> [WORK TO DO] Only the lines from the start of the data through the line with "y_ticks = [0, 50, 100, 150, 200, 250, 300]" belong in the copy. Restate them word for word, minus the pictures.

> [DATA SHOWN]
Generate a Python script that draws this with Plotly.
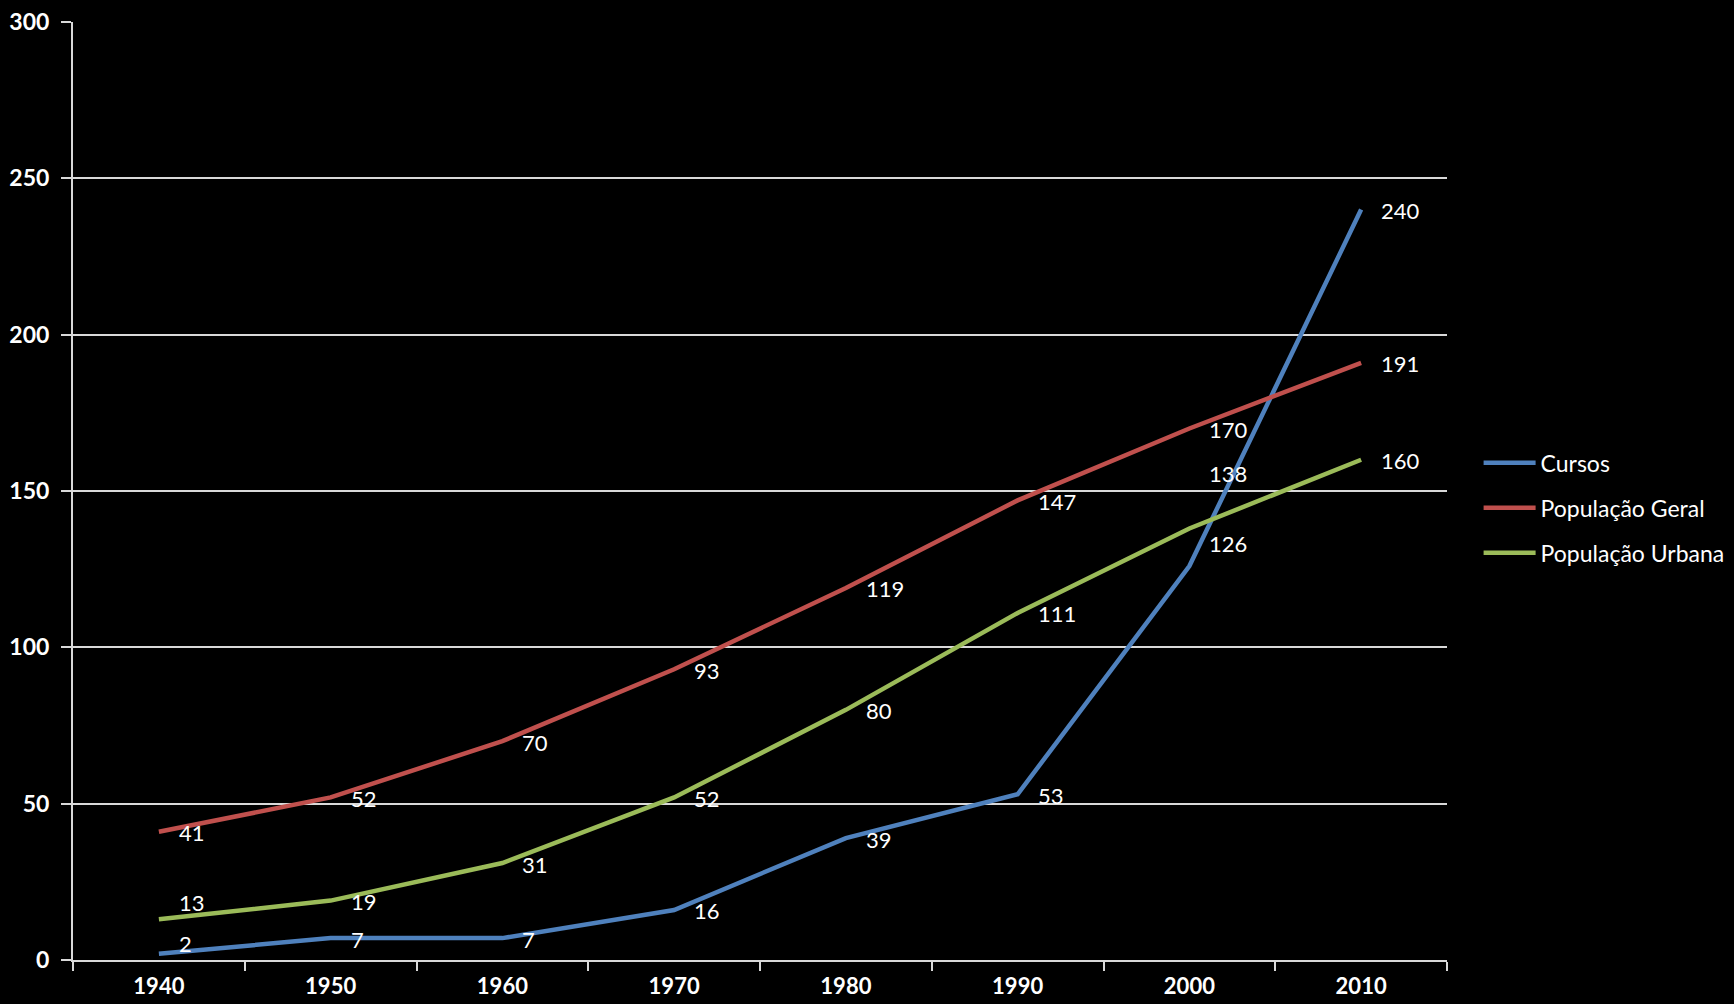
import plotly.graph_objects as go

years = ["1940", "1950", "1960", "1970", "1980", "1990", "2000", "2010"]
cursos = [2, 7, 7, 16, 39, 53, 126, 240]
pop_geral = [41, 52, 70, 93, 119, 147, 170, 191]
pop_urbana = [13, 19, 31, 52, 80, 111, 138, 160]
y_ticks = [0, 50, 100, 150, 200, 250, 300]

series = [
    ("Cursos", cursos, "#4F81BD"),
    ("População Geral", pop_geral, "#C0504D"),
    ("População Urbana", pop_urbana, "#9BBB59"),
]

# vertical label nudges (pixels) for labels moved off their default spot
label_nudge = {
    ("Cursos", 0): 10,
    ("Cursos", 6): 23,
    ("População Urbana", 0): 17,
    ("População Urbana", 6): 55,
}

FONT = "Lato"
fig = go.Figure()
annotations = []
for name, vals, color in series:
    fig.add_trace(go.Scatter(
        x=years, y=vals, name=name, mode="lines",
        line=dict(color=color, width=4.5),
        legendgroup=name,
    ))
    for i, v in enumerate(vals):
        annotations.append(dict(
            x=i, y=v, xref="x", yref="y", text=str(v), showarrow=False,
            xanchor="left", yanchor="middle", xshift=18,
            yshift=label_nudge.get((name, i), -1),
            font=dict(family=FONT, size=22, color="white"),
        ))

fig.update_layout(
    width=1734, height=1004,
    margin=dict(l=73, r=287, t=22, b=44, autoexpand=False),
    paper_bgcolor="black", plot_bgcolor="black",
    font=dict(family=FONT, color="white"),
    annotations=annotations,
    showlegend=True,
    legend=dict(
        x=1.023, y=0.482, xanchor="left", yanchor="middle",
        font=dict(family=FONT, size=23, color="white"),
        bgcolor="rgba(0,0,0,0)", tracegroupgap=12, itemwidth=52,
    ),
)
fig.update_xaxes(
    type="category", categoryorder="array", categoryarray=years,
    range=[-0.5, 7.5], tickson="boundaries", automargin=False,
    showgrid=False, showline=True, linecolor="#D9D9D9", linewidth=2,
    ticks="outside", ticklen=9, tickwidth=2, tickcolor="#D9D9D9",
    tickfont=dict(family=FONT, size=22, color="white", weight="bold"),
    ticklabelstandoff=6, zeroline=False, fixedrange=True,
)
fig.update_yaxes(
    range=[0, 300], tickvals=y_ticks, automargin=False,
    showgrid=True, gridcolor="#D9D9D9", gridwidth=2,
    showline=True, linecolor="#D9D9D9", linewidth=2,
    ticks="outside", ticklen=10, tickwidth=2, tickcolor="#D9D9D9",
    tickfont=dict(family=FONT, size=23, color="white", weight="bold"),
    ticklabelstandoff=7, zeroline=False, fixedrange=True,
)

fig.write_html(
    "out.html",
    config={"displayModeBar": False},
    post_script="document.body.style.margin='0';document.body.style.background='black';",
)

> [RESULT OF THIS TASK]
Generate a Python script that draws this with Plotly.
import plotly.graph_objects as go

years = ["1940", "1950", "1960", "1970", "1980", "1990", "2000", "2010"]
cursos = [2, 7, 7, 16, 39, 53, 126, 240]
pop_geral = [41, 52, 70, 93, 119, 147, 170, 191]
pop_urbana = [13, 19, 31, 52, 80, 111, 138, 160]
y_ticks = [0, 50, 100, 150, 200, 250, 300]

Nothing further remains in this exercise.